*TASK INSTRUCTIONS*
Find the string "this" in the records. Copy every line it appears in.

======== EXTRACTED ENTRIES

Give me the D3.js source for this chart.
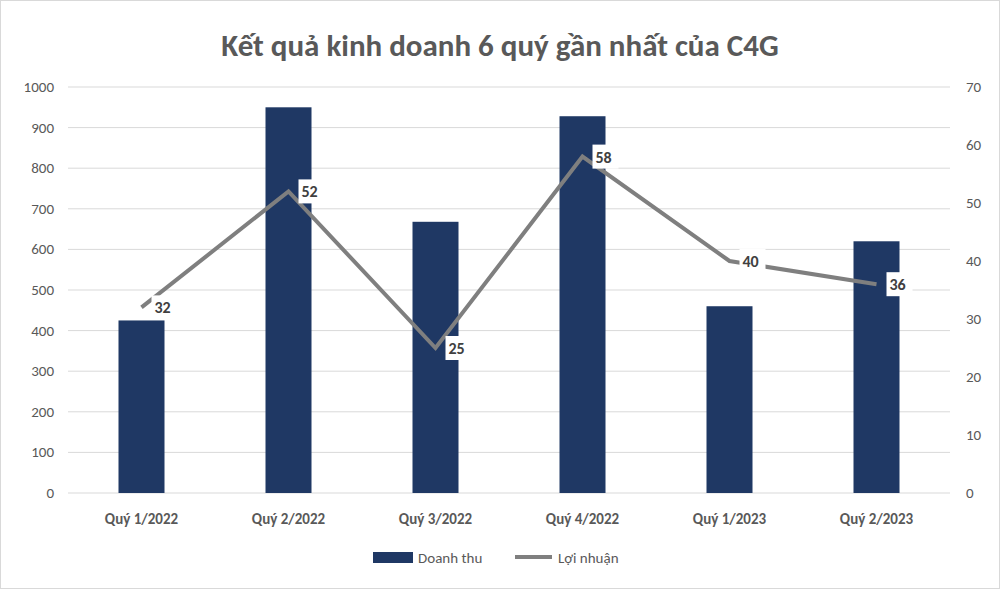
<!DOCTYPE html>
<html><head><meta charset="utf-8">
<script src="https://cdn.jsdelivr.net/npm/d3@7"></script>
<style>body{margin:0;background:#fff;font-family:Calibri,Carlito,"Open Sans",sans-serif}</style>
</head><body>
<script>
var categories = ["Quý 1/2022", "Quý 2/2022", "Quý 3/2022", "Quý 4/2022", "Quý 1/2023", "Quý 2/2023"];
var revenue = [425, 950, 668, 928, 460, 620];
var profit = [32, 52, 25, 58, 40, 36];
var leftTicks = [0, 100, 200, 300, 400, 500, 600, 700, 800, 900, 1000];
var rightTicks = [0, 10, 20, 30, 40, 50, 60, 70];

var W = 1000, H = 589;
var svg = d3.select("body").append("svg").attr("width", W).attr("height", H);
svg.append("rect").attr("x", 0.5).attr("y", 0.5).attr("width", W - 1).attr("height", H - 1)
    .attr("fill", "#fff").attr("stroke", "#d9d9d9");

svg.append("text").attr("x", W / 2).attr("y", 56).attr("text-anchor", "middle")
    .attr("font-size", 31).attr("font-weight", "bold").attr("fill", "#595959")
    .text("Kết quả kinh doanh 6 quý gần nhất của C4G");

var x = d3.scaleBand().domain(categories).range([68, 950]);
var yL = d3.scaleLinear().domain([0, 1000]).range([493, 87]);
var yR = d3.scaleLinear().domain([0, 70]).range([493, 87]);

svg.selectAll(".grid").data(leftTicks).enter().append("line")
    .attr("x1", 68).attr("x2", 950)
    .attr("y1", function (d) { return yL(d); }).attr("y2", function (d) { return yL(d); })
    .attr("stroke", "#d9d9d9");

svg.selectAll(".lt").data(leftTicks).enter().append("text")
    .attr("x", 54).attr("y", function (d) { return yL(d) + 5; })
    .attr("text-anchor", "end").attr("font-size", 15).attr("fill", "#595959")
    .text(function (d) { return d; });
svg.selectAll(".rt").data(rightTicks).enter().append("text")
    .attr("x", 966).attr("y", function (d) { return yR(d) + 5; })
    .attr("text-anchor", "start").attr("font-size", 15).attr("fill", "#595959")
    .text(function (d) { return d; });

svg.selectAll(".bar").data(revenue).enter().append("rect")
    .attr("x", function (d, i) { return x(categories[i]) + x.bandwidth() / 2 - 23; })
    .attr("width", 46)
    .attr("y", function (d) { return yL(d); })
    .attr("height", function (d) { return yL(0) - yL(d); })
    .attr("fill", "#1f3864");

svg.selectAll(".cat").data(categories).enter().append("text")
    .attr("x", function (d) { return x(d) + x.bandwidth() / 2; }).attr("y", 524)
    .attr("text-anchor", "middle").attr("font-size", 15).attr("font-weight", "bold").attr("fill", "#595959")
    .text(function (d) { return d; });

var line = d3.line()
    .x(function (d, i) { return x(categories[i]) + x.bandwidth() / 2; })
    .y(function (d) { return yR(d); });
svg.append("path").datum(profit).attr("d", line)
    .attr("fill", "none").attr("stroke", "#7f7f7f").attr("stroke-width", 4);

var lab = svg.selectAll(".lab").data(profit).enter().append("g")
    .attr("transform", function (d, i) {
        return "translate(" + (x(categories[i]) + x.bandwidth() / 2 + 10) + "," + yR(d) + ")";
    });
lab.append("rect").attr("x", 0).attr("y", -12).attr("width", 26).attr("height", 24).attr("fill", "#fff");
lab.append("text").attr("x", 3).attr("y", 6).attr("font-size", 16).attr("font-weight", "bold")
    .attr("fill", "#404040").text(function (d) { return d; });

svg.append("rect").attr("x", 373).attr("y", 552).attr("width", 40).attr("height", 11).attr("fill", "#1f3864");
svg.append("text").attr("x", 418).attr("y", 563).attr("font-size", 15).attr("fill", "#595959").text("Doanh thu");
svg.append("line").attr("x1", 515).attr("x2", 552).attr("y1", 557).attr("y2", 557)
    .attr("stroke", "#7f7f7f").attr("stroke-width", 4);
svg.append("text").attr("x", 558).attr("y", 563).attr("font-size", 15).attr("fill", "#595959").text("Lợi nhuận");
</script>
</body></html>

================
======== EXTRACTED ENTRIES

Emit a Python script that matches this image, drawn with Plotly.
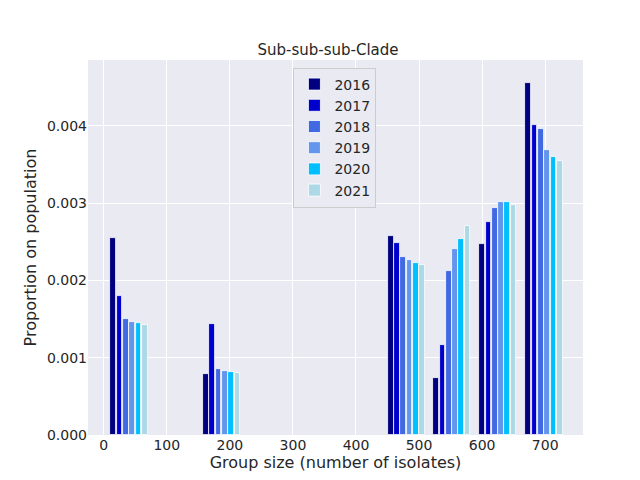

================
======== EXTRACTED ENTRIES

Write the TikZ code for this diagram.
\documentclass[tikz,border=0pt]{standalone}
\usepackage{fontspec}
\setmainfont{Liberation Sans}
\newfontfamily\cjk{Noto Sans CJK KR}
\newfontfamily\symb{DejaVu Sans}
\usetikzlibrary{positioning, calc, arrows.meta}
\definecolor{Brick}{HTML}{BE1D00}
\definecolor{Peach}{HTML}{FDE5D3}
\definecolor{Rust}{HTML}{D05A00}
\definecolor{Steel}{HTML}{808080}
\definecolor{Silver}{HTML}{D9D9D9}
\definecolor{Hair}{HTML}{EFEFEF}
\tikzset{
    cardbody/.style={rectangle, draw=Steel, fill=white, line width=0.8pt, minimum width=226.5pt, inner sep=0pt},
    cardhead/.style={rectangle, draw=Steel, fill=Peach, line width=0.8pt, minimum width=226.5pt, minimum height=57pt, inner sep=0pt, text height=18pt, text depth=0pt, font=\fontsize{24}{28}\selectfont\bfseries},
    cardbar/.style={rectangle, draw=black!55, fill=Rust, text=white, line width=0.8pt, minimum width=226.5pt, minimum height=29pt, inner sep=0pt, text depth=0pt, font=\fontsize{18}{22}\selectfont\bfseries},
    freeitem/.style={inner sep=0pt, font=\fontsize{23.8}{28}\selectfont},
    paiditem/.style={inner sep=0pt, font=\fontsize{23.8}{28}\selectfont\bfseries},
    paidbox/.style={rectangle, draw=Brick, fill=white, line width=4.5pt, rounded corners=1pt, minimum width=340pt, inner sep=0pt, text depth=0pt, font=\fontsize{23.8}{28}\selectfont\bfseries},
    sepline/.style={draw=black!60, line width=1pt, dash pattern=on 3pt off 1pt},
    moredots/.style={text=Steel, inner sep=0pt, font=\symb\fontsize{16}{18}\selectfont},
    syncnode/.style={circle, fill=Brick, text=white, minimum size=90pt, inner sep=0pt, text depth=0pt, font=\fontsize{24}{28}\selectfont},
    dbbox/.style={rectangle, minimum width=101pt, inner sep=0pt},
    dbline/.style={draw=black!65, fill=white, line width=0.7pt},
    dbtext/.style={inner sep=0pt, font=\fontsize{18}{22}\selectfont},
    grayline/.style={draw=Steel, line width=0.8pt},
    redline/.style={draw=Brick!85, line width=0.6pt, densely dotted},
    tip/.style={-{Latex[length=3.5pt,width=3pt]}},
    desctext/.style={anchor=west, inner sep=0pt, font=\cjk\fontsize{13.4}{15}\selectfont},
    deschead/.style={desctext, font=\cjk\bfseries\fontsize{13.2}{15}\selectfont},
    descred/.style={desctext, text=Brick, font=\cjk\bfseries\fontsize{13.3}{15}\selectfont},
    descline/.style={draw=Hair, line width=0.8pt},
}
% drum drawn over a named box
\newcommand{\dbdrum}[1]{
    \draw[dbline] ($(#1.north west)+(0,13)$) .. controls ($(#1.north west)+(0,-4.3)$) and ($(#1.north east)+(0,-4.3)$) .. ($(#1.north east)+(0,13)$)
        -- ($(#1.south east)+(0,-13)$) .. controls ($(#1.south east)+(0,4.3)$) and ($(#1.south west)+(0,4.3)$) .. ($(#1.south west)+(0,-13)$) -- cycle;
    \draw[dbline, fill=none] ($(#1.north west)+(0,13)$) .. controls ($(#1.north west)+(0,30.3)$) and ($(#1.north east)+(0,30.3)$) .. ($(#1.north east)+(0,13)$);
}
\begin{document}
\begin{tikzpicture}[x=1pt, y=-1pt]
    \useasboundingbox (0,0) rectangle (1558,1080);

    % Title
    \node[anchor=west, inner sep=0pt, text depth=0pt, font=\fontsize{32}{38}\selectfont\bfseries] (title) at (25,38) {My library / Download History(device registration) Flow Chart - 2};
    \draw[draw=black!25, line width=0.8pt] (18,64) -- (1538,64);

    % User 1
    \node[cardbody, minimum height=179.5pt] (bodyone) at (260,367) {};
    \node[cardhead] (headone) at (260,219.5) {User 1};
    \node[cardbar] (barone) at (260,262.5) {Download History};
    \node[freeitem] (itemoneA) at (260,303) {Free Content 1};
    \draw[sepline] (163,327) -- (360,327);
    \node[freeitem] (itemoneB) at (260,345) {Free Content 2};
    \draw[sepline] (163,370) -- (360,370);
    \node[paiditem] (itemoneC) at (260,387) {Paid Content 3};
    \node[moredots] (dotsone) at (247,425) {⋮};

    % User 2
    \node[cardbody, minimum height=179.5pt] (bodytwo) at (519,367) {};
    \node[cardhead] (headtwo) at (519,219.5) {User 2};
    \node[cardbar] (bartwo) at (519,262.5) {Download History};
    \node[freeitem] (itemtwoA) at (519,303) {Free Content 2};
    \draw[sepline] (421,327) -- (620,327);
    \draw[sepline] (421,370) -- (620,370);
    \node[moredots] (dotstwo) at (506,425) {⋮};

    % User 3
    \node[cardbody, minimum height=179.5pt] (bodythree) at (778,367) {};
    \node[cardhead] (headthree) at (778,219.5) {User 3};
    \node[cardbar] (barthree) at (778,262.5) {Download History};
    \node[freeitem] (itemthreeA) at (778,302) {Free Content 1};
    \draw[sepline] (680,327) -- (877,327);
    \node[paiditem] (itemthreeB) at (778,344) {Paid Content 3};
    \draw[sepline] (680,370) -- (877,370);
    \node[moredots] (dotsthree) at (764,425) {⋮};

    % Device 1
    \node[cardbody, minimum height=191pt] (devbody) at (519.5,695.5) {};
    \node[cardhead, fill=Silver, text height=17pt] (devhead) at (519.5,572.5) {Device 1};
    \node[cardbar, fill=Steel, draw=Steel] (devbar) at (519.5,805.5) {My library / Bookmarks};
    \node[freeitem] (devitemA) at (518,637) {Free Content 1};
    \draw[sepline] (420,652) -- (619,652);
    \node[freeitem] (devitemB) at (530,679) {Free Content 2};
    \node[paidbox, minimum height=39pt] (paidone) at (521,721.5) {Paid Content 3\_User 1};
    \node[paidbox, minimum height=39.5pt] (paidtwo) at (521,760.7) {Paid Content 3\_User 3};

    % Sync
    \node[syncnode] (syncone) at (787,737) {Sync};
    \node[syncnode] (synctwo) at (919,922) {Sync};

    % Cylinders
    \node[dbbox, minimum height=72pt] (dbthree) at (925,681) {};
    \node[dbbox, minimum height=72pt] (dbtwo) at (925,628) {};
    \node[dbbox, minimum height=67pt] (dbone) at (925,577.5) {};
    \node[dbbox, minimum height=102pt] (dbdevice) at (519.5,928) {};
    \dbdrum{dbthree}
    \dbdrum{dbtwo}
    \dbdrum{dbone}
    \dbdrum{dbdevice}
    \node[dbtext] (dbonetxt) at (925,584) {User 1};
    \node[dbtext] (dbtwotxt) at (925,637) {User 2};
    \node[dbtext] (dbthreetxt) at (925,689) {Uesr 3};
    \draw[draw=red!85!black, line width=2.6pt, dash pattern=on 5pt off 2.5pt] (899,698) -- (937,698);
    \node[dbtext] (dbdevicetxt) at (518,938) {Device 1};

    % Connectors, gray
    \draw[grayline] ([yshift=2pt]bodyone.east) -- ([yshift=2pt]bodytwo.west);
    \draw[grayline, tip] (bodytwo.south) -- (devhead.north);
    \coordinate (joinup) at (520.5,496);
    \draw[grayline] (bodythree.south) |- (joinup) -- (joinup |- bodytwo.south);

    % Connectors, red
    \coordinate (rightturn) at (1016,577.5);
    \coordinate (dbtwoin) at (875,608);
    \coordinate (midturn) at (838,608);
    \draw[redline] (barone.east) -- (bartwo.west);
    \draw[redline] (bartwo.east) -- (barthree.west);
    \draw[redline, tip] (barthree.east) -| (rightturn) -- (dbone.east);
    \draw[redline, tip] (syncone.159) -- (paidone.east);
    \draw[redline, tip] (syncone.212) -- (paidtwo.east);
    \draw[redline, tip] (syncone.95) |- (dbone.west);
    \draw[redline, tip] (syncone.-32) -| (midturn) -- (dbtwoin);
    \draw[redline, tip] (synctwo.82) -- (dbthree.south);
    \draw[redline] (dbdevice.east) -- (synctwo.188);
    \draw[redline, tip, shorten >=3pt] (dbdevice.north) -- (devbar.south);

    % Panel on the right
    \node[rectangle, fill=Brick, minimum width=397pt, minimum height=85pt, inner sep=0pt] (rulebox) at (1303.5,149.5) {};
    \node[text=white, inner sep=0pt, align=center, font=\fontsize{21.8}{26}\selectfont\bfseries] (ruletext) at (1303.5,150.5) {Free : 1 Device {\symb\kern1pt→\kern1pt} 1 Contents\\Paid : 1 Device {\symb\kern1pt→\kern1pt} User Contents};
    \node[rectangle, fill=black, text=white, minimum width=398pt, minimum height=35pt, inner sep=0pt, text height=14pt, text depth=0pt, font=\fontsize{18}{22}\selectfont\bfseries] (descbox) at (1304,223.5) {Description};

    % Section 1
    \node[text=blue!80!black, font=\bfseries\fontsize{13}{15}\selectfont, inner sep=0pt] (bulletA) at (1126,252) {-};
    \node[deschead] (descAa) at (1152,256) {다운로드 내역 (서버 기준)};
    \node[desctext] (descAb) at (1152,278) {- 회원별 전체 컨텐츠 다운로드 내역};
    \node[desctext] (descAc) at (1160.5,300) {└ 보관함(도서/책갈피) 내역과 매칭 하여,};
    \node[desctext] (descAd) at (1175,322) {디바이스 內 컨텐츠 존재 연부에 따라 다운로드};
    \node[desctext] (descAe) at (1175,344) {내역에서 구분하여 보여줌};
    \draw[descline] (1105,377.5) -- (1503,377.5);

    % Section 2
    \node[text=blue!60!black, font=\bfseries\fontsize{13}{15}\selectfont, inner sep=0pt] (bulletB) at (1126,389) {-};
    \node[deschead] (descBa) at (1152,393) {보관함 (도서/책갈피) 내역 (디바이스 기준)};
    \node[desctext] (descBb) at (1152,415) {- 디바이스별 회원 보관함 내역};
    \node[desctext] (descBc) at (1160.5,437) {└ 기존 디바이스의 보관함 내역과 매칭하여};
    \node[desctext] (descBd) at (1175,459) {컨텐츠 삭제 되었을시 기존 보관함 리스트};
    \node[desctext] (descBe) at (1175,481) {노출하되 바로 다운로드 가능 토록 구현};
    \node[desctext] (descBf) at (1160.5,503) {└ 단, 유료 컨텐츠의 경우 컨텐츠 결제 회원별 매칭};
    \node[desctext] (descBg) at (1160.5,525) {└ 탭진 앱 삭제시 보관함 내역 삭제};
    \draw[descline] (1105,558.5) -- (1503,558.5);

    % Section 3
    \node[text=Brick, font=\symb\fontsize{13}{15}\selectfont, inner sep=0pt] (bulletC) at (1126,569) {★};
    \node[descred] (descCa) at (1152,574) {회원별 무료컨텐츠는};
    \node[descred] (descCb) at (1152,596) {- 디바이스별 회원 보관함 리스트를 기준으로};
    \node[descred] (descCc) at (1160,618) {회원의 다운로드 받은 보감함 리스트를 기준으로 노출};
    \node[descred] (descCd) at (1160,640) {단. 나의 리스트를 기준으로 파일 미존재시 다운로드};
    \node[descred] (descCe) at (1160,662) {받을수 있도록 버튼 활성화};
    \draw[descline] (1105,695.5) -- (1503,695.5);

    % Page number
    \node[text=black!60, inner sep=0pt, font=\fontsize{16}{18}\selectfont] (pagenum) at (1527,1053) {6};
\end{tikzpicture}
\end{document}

================

*EXERCISE RESULT*
Give me the D3.js source for this chart.
Emit a Python script that matches this image, drawn with Plotly.
Write the TikZ code for this diagram.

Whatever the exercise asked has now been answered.